Once upon a time, credit and economic fundamentals drove returns, investors preached the virtues of asset diversification, and market volatility spiked when macro risk rose.
Then central banks turned up.
Their post-crisis stimulus polices and verbal interventions have conspired to upend the normal functioning of credit markets. Market prices are increasingly driven by cheap liquidity, the Federal Reserve's near-term policy stance, and domestic real rates, rather than market and macro fundamentals, analysts contend.
In a research report last week, Citigroup Inc. credit analysts lamented this brave new world of "deeply dysfunctional" fixed-income and equity markets, citing, among other factors, the broken relationships between corporate profits and credit spreads, and the structural reduction of volatility despite a slew of macro headwinds.
Here are six ways central banks have bred market dysfunction, according to the Citigroup analysts led by Matt King.
1. Macro factors rather than fundamentals are increasingly important in driving returns in developed-world equity markets, a development the analysts say is leading to herding behavior among U.S. mutual funds.

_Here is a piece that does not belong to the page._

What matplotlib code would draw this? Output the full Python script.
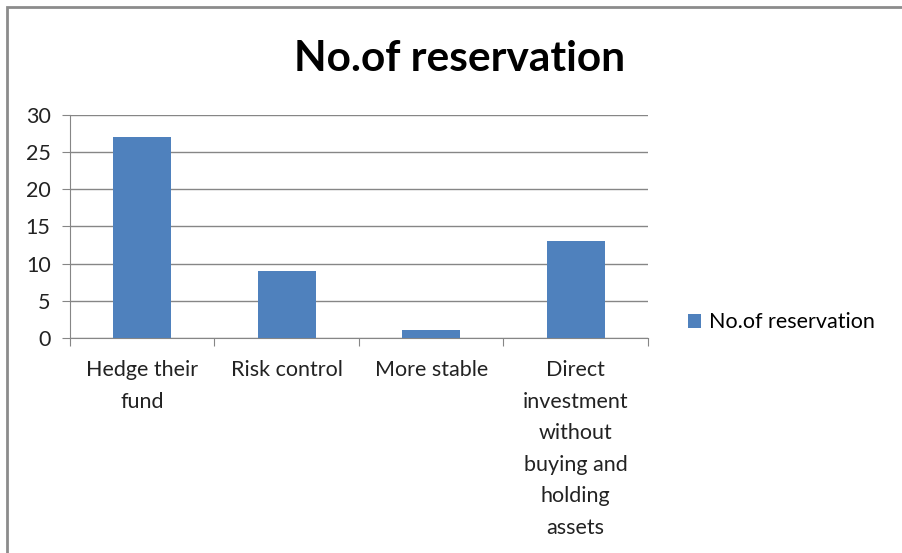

2. With year-to-date defaults now equaling 2015's full-year total, according to S&P Global Inc., high-yield credit spreads in Europe and the U.S. haven't materially adjusted. "With macro this dominant, credit no longer seems bothered by defaults," Citigroup says.
3. The correlation between U.S. corporate spreads and corporate leverage has broken down since 2011, while equity markets echo the fixed-income market's relative nonchalance with respect to bad corporate news. Since 2012, for example, downward revisions to consensus earnings expectations in developed markets haven't been accompanied by equity market sell-offs.
4. In Europe, an uptick in bad news in recent years, as tracked by the Baker, Bloom & Davis economic policy uncertainty indexes, has had little discernible correlation with credit spreads.
5. Long-held relationships between rate and credit markets have broken down. Typically, when the economy is buoyant, government bonds sell-off and corporate spreads tighten as investors reckon good growth prospects justify risk-taking — and vice versa. However, this negative correlation has broken down in recent years, Citigroup notes, citing the relationship between Bund yields and euro investment-grade spreads, as well as U.S. Treasury yields and U.S. corporate spreads. "While it’s never completely clear-cut, these days what’s good for rates is good for credit (and equities) too. Either it all rallies, in a gigantic reach for yield – or it all sells off. The benefits of diversification just went completely out of the window."
6. Volatility is low, despite a rise in cross-asset correlations, and the upcoming U.S. elections, negative news in Japan and political risks in Europe.
As they survey the broken credit-market landscape, the Citigroup analysts seek to explain how central banks have numbed investor allocation strategies based on fundamentals. "Portfolio managers are buying not because their analysts tell them assets are cheap; they’re buying because they have inflows. And when the central bank liquidity taps are turned on, they figure there are still more inflows to come."
They conclude: "And yet the more stretched all these relationships become, and the more extreme the central banks’ policies, the greater is the tail risk."
Still, there are opportunities for credit differentiation in Europe, and strategies to juice returns in a low-rate environment. But as the Bank of England and European Central Bank expand their balance sheets and up their purchases of corporate debt some analysts say yet-more market dysfunction is en route.